9. Let's keep it civil,

Oh for crying out loud. JAQing off is a debate technique in which someone claims to be 'just asking questions' in order to avoid having to avoid any holes in their argument or address attacks against it by making it appear that they aren't making any claims. It's a cowardly and commonly used tactic by conspiracy nuts who lack the intellectual fortitude to form a cohesive argument and defend it. Someone claiming to be 'just presenting options', while at the same time obviously endorsing those options by hand waving criticisms and highlighting benefits (the candy in my example), would be being disingenuous.

10. Competitive markets deliver higher quality at lower cost, per unit, than tax-subsidized State-monopoly enterprises.

Not always and not with every enterprise.
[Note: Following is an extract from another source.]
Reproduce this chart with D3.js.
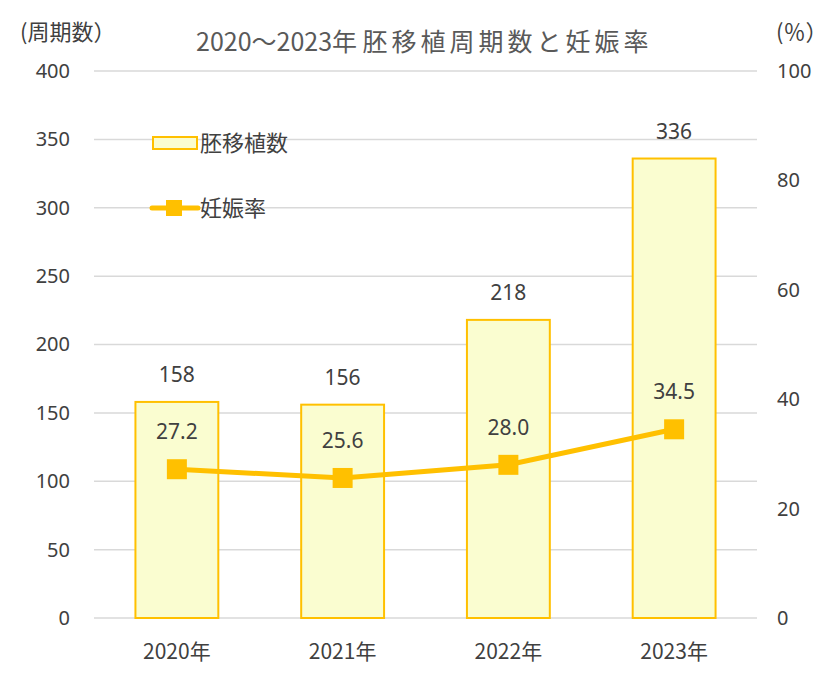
<!DOCTYPE html>
<html><head><meta charset="utf-8">
<script src="https://cdn.jsdelivr.net/npm/d3@7"></script>
<style>
body{margin:0;background:#fff;}
text{font-family:"Noto Sans CJK JP","Noto Sans",sans-serif;}
</style></head>
<body><svg id="c" width="840" height="680"></svg>
<script>
const years = ["2020年","2021年","2022年","2023年"];
const transfers = [158,156,218,336];
const pregRate = [27.2,25.6,28.0,34.5];
const leftTicks = [0,50,100,150,200,250,300,350,400];
const rightTicks = [0,20,40,60,80,100];

const svg = d3.select("#c");
const L=94, R=757, T=71, B=618;
const x = d3.scaleBand().domain(years).range([L,R]).paddingInner(0.5).paddingOuter(0.25);
const yL = d3.scaleLinear().domain([0,400]).range([B,T]);
const yR = d3.scaleLinear().domain([0,100]).range([B,T]);
const gold="#FFC000", fill="#FAFDD0", txt="#404040";
const numFont="'Noto Sans','Noto Sans CJK JP',sans-serif";

// gridlines
svg.append("g").selectAll("line").data(leftTicks).join("line")
  .attr("x1",L).attr("x2",R).attr("y1",d=>yL(d)).attr("y2",d=>yL(d))
  .attr("stroke","#d9d9d9").attr("stroke-width",1.5);

// left axis
const ga = svg.append("g").attr("transform",`translate(${L},0)`)
  .call(d3.axisLeft(yL).tickValues(leftTicks).tickSize(0).tickPadding(24));
ga.select(".domain").remove();
ga.selectAll("text").attr("font-size",20).attr("fill",txt).style("font-family",numFont);

// right axis
const gr = svg.append("g").attr("transform",`translate(${R},0)`)
  .call(d3.axisRight(yR).tickValues(rightTicks).tickSize(0).tickPadding(20));
gr.select(".domain").remove();
gr.selectAll("text").attr("font-size",20).attr("fill",txt).style("font-family",numFont);

// bottom axis
const gb = svg.append("g").attr("transform",`translate(0,${B})`)
  .call(d3.axisBottom(x).tickSize(0).tickPadding(26));
gb.select(".domain").remove();
gb.selectAll("text").attr("font-size",21).attr("fill",txt);

// bars
svg.append("g").selectAll("rect").data(transfers).join("rect")
  .attr("x",(d,i)=>x(years[i])).attr("width",x.bandwidth())
  .attr("y",d=>yL(d)).attr("height",d=>B-yL(d))
  .attr("fill",fill).attr("stroke",gold).attr("stroke-width",2);

svg.append("g").selectAll("text").data(transfers).join("text")
  .attr("x",(d,i)=>x(years[i])+x.bandwidth()/2).attr("y",d=>yL(d)-20)
  .attr("text-anchor","middle").attr("font-size",21).attr("fill",txt)
  .style("font-family",numFont).text(d=>d);

// line
const cx = i=>x(years[i])+x.bandwidth()/2;
svg.append("path").datum(pregRate)
  .attr("d",d3.line().x((d,i)=>cx(i)).y(d=>yR(d)))
  .attr("fill","none").attr("stroke",gold).attr("stroke-width",5);
svg.append("g").selectAll("rect").data(pregRate).join("rect")
  .attr("x",(d,i)=>cx(i)-10).attr("y",d=>yR(d)-10).attr("width",20).attr("height",20)
  .attr("fill",gold);
svg.append("g").selectAll("text").data(pregRate).join("text")
  .attr("x",(d,i)=>cx(i)).attr("y",d=>yR(d)-30)
  .attr("text-anchor","middle").attr("font-size",21).attr("fill",txt)
  .style("font-family",numFont).text(d=>d.toFixed(1));

// titles
const title = svg.append("text").attr("x",196).attr("y",51)
  .attr("font-size",25).attr("fill","#595959");
title.append("tspan").text("2020～2023年\u00A0");
title.append("tspan").attr("letter-spacing",4).text("胚移植周期数と妊娠率");
svg.append("text").attr("x",20).attr("y",40).attr("font-size",22).attr("fill",txt).text("(周期数）");
svg.append("text").attr("x",776).attr("y",40).attr("font-size",22).attr("fill",txt).text("(％）");

// legend
svg.append("rect").attr("x",153).attr("y",137).attr("width",44).attr("height",12)
  .attr("fill",fill).attr("stroke",gold).attr("stroke-width",2);
svg.append("text").attr("x",200).attr("y",151).attr("font-size",22).attr("fill",txt).text("胚移植数");
svg.append("line").attr("x1",152).attr("x2",198).attr("y1",208).attr("y2",208)
  .attr("stroke",gold).attr("stroke-width",5).attr("stroke-linecap","round");
svg.append("rect").attr("x",166).attr("y",200).attr("width",16).attr("height",16).attr("fill",gold);
svg.append("text").attr("x",200).attr("y",216).attr("font-size",22).attr("fill",txt).text("妊娠率");
</script></body></html>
Again, I go back to the police example. Do you want private security to investigate rapes and murders? Would a private police force employed by Penn State be the best way to investigate Sanduski?

What about for the many enterprises where the most directly cost effective measure is to simply not provide the good. I assume that's why you want child labor and minimum wage laws repealed. The example I always come back to for that is the 'cost saving' privatization of water systems which lead to poor communities simply having no water. Education and mail are other good examples.

Policies which give to individual parents the power to determine which institution, if any, shall receive the taxpayers' age 6-18 education subsidy give control to the people who know individual children best and who are most reliably concerned for their welfare. Numerous possible paths lead from the current US State-monopoly structure to a more competitive market in education services.

You still don't seem to understand how much leeway school boards and parents actually have within the current system. You keep saying demonstrably false things like 'US State-monopoly' as if that proves your point.

I can actually see parts of your proposed system, and you are proposing one, working though carefully worded regulation, but the end result still ends up looking basically what we have now. And it still isn't funded by user fees.